The final structure is meant to serve as an ideal representation of the phenomenon being studied, based upon actual instantiations of it within concrete lived experiences. It may be the case that such structures turn up many times again, or their relevance may be limited to the cases studied in a particular study. Either way, they have the potential to reveal a lived understanding of a certain phenomenon without first requiring a certain theoretical framework in order to comprehend it.

The Colaizzi method for data analysis proceeds as follows:

1. Familiarization: The researcher reads the participants description multiple times until it is familiar.
2. Identifying Significant Statements: The researcher Identifies all the relevant statements that directly relate to the select phenomenon.
3. Formulating Meanings: While bracketing their own assumptions, the researcher identify meanings relevant to the phenomenon from the significant statements.
4. Clustering Themes: The researcher clusters the identified meanings into themes considering all the accounts presented.
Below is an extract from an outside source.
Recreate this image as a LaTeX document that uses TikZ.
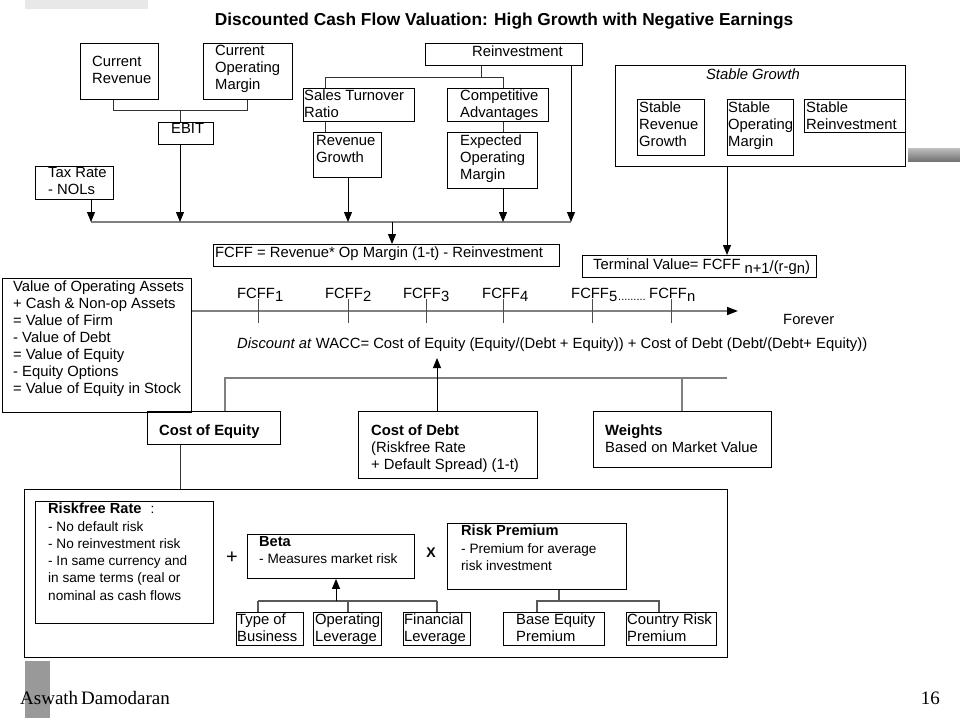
\documentclass[tikz,border=0pt]{standalone}
\usepackage{fontspec}
\setmainfont{Liberation Sans}
\newfontfamily\timesf{Liberation Serif}
\usetikzlibrary{arrows.meta}
\newcommand\fA{\fontsize{14.8}{17}\selectfont}
\newcommand\fB{\fontsize{13.6}{17.3}\selectfont}
\newcommand\hb[1]{{\fontsize{14.6}{17.3}\selectfont\bfseries #1}}
\begin{document}
\begin{tikzpicture}[x=1pt,y=-1pt,
  bx/.style={draw=black, line width=0.9pt, inner sep=0pt, anchor=north west},
  tx/.style={inner sep=0pt, anchor=north west, align=left, font=\fA},
  txb/.style={inner sep=0pt, anchor=north west, align=left, font=\fB},
  ln/.style={draw=black!80, line width=0.9pt},
  gl/.style={draw=black!50, line width=1.6pt},
  gd/.style={draw=black!65, line width=1.3pt},
  arr/.style={draw=black, line width=1pt, -{Triangle[width=8pt,length=10pt]}},
  tk/.style={draw=black!70, line width=0.9pt}]
\useasboundingbox (0,0) rectangle (960,720);
% decorations
\fill[black!9] (25,0) rectangle (148,9);
\shade[top color=black!25, bottom color=black!55] (908,148) rectangle (960,161);
\fill[black!40] (25,661) rectangle (50,718);
% title
\node[anchor=base, inner sep=0pt, font=\bfseries\fontsize{17.3}{20}\selectfont] (title) at (504,25) {Discounted Cash Flow Valuation: High Growth with Negative Earnings};
% top boxes
\node[bx, minimum width=78, minimum height=56] (currev) at (80,43) {};
\node[tx] (currevt) at (92,56) {Current\\Revenue};
\node[bx, minimum width=89, minimum height=56] (curom) at (203,43) {};
\node[tx] (curomt) at (215,45) {Current\\Operating\\Margin};
\node[bx, minimum width=55, minimum height=22] (ebit) at (158,122) {};
\node[tx] (ebitt) at (171,123.5) {EBIT};
\node[bx, minimum width=78, minimum height=33] (tax) at (35,166) {};
\node[tx] (taxt) at (48,167) {Tax Rate\\- NOLs};
\node[bx, minimum width=157, minimum height=22] (reinv) at (425,43) {};
\node[tx] (reinvt) at (472,46) {Reinvestment};
\node[bx, minimum width=111, minimum height=33] (str) at (303,88) {};
\node[tx] (strt) at (304,90) {Sales Turnover\\Ratio};
\node[bx, minimum width=101, minimum height=33] (ca) at (447,88) {};
\node[tx] (cat) at (460,90) {Competitive\\Advantages};
\node[bx, minimum width=68, minimum height=45] (rg) at (313,132) {};
\node[tx] (rgt) at (316,135) {Revenue\\Growth};
\node[bx, minimum width=90, minimum height=56] (eom) at (447,132) {};
\node[tx] (eomt) at (460,135) {Expected\\Operating\\Margin};
\node[bx, minimum width=346, minimum height=22] (fcff) at (213,244) {};
\node[tx] (fcfft) at (215,247) {FCFF = Revenue* Op Margin (1-t) - Reinvestment};
% stable growth
\node[bx, minimum width=290, minimum height=101] (sg) at (615,65) {};
\node[anchor=north, inner sep=0pt, font=\fA\itshape] (sgt) at (753,69) {Stable Growth};
\node[bx, minimum width=67, minimum height=56] (srg) at (637,99) {};
\node[tx] (srgt) at (639,102) {Stable\\Revenue\\Growth};
\node[bx, minimum width=66, minimum height=56] (som) at (727,99) {};
\node[tx] (somt) at (728,102) {Stable\\Operating\\Margin};
\node[bx, minimum width=101, minimum height=33] (sr) at (804,99) {};
\node[tx] (srt) at (806,102) {Stable\\Reinvestment};
\node[bx, minimum width=234, minimum height=22] (tv) at (582,255) {};
\node[tx] (tvt) at (593,259) {Terminal Value= FCFF\hspace{4pt}\raisebox{-4pt}{n+1}\raisebox{-1.5pt}{/(r-g\raisebox{-2.5pt}{n})}};
% value box
\node[bx, minimum width=189, minimum height=134] (val) at (2,278) {};
\node[tx] (valt) at (13,281) {Value of Operating Assets\\+ Cash \& Non-op Assets\\= Value of Firm\\- Value of Debt\\= Value of Equity\\- Equity Options\\= Value of Equity in Stock};
% timeline labels
\node[tx] (f1) at (237,288) {FCFF\raisebox{-2.5pt}{1}};
\node[tx] (f2) at (325,288) {FCFF\raisebox{-2.5pt}{2}};
\node[tx] (f3) at (403,288) {FCFF\raisebox{-2.5pt}{3}};
\node[tx] (f4) at (482,288) {FCFF\raisebox{-2.5pt}{4}};
\node[tx] (f5) at (571,288) {FCFF\raisebox{-2.5pt}{5}};
\node[tx] (fn) at (649,288) {FCFF\raisebox{-2.5pt}{n}};
\node[anchor=base west, inner sep=0pt, font=\fontsize{11}{12}\selectfont] (dots) at (618,300) {.........};
\node[tx] (forever) at (783,314) {Forever};
\node[tx] (disc) at (237,338) {\textit{Discount at} WACC= Cost of Equity (Equity/(Debt + Equity)) + Cost of Debt (Debt/(Debt+ Equity))};
% cost boxes
\node[bx, minimum width=133, minimum height=33] (coe) at (147,411) {};
\node[tx] (coet) at (159,425) {\textbf{Cost of Equity}};
\node[bx, minimum width=179, minimum height=67] (cod) at (358,411) {};
\node[tx] (codt) at (371,425) {\textbf{Cost of Debt}\\(Riskfree Rate\\+ Default Spread) (1-t)};
\node[bx, minimum width=178, minimum height=56] (wts) at (593,411) {};
\node[tx] (wtst) at (605,425) {\textbf{Weights}\\Based on Market Value};
% bottom big box
\node[bx, minimum width=703, minimum height=168] (big) at (24,489) {};
\node[bx, minimum width=178, minimum height=122] (rf) at (35,501) {};
\node[txb] (rft) at (48,503) {\hb{Riskfree Rate}\hspace{9pt}:\\- No default risk\\- No reinvestment risk\\- In same currency and\\in same terms (real or\\nominal as cash flows};
\node[inner sep=0pt, font=\fontsize{20}{20}\selectfont] (plus) at (232,558) {+};
\node[bx, minimum width=167, minimum height=44] (beta) at (247,534) {};
\node[txb] (betat) at (259,536) {\hb{Beta}\\- Measures market risk};
\node[inner sep=0pt, font=\bfseries\fontsize{14}{14}\selectfont] (times) at (431,553) {X};
\node[bx, minimum width=179, minimum height=66] (rp) at (447,523) {};
\node[txb] (rpt) at (461,525) {\hb{Risk Premium}\\- Premium for average\\risk investment};
\node[bx, minimum width=67, minimum height=33] (tob) at (236,612) {};
\node[tx] (tobt) at (237,614) {Type of\\Business};
\node[bx, minimum width=68, minimum height=33] (ol) at (313,612) {};
\node[tx] (olt) at (315,614) {Operating\\Leverage};
\node[bx, minimum width=67, minimum height=33] (fl) at (403,612) {};
\node[tx] (flt) at (404,614) {Financial\\Leverage};
\node[bx, minimum width=101, minimum height=33] (bep) at (503,612) {};
\node[tx] (bept) at (516,614) {Base Equity\\Premium};
\node[bx, minimum width=90, minimum height=33] (crp) at (626,612) {};
\node[tx] (crpt) at (627,614) {Country Risk\\Premium};
% footer
\node[anchor=base west, inner sep=0pt, font=\timesf\fontsize{19}{20}\selectfont] (auth) at (20,704) {Aswath\hspace{3pt}Damodaran};
\node[anchor=base east, inner sep=0pt, font=\timesf\fontsize{19}{20}\selectfont] (page) at (940,704) {16};
% ---------- connectors ----------
\coordinate (m1) at (113,110); \coordinate (m2) at (247,110); \coordinate (m3) at (180,110);
\draw[ln] (currev.south -| m1) -- (m1) -- (m2) -- (curom.south -| m2);
\draw[ln] (m3) -- (ebit.north -| m3);
\coordinate (bus1) at (91,222); \coordinate (bus2) at (571,222);
\draw[gl] (bus1) -- (bus2);
\draw[arr] (tax.south -| bus1) -- (bus1);
\draw[arr] (ebit.south -| m3) -- (m3 |- bus1);
\draw[arr] (reinv.south -| bus2) -- (bus2);
\coordinate (r1) at (481,77); \coordinate (r2) at (325,77); \coordinate (r3) at (503,77);
\draw[ln] (reinv.south -| r1) -- (r1);
\draw[ln] (str.north -| r2) -- (r2) -- (r3) -- (ca.north -| r3);
\draw[ln] (str.south -| r2) -- (rg.north -| r2);
\draw[ln] (ca.south -| r3) -- (eom.north -| r3);
\coordinate (rgx) at (348,222);
\draw[arr] (rg.south -| rgx) -- (rgx);
\draw[arr] (eom.south -| r3) -- (r3 |- bus1);
\coordinate (fx) at (392,222);
\draw[arr] (fx) -- (fcff.north -| fx);
\coordinate (tvx) at (727,166);
\draw[arr] (sg.south -| tvx) -- (tv.north -| tvx);
% timeline
\coordinate (tl) at (738,311);
\draw[gl, -{Triangle[width=8pt,length=11pt,color=black]}] (val.east |- tl) -- (tl);
\foreach \x in {258,348,426,503,592,671} \draw[tk] (\x,299) -- (\x,323);
% WACC links
\coordinate (w1) at (225,378); \coordinate (w2) at (727,378); \coordinate (w3) at (682,378);
\draw[gl] (coe.north -| w1) -- (w1) -- (w2);
\draw[gl] (w3) -- (wts.north -| w3);
\coordinate (ua) at (437,358);
\draw[arr] (cod.north -| ua) -- (ua);
\coordinate (cx) at (180,460);
\draw[ln] (coe.south -| cx) -- (big.north -| cx);
% beta links
\coordinate (b0) at (336,601); \coordinate (b1) at (258,601); \coordinate (b2) at (437,601); \coordinate (b3) at (348,601);
\draw[gd] (b1) -- (b2);
\draw[gd] (tob.north -| b1) -- (b1);
\draw[gd] (ol.north -| b3) -- (b3);
\draw[gd] (fl.north -| b2) -- (b2);
\draw[arr] (b0) -- (beta.south -| b0);
% risk premium links
\coordinate (p0) at (559,601); \coordinate (p1) at (537,601); \coordinate (p2) at (659,601);
\draw[gd] (rp.south -| p0) -- (p0);
\draw[gd] (bep.north -| p1) -- (p1) -- (p2) -- (crp.north -| p2);
\end{tikzpicture}
\end{document}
Bracketing is again important to ensure internal validity.
5. Developing an Exhaustive Description: The researcher writes a full description of the phenomenon including the themes compiled from step 4.
6. Producing the Fundamental Structure: The researcher condenses the statement form the previous step into a dense statement that shows the essential aspects of the select phenomenon.
7. Seeking Verification of the Fundamental Structure: The statement from step 6 is returned to all the participants to verify that this captures their experience. Based on their response the researcher may reevaluate the analysis.

This last step in particular has been criticized by Giorgi who stated that the researcher and the participant will have different perspectives.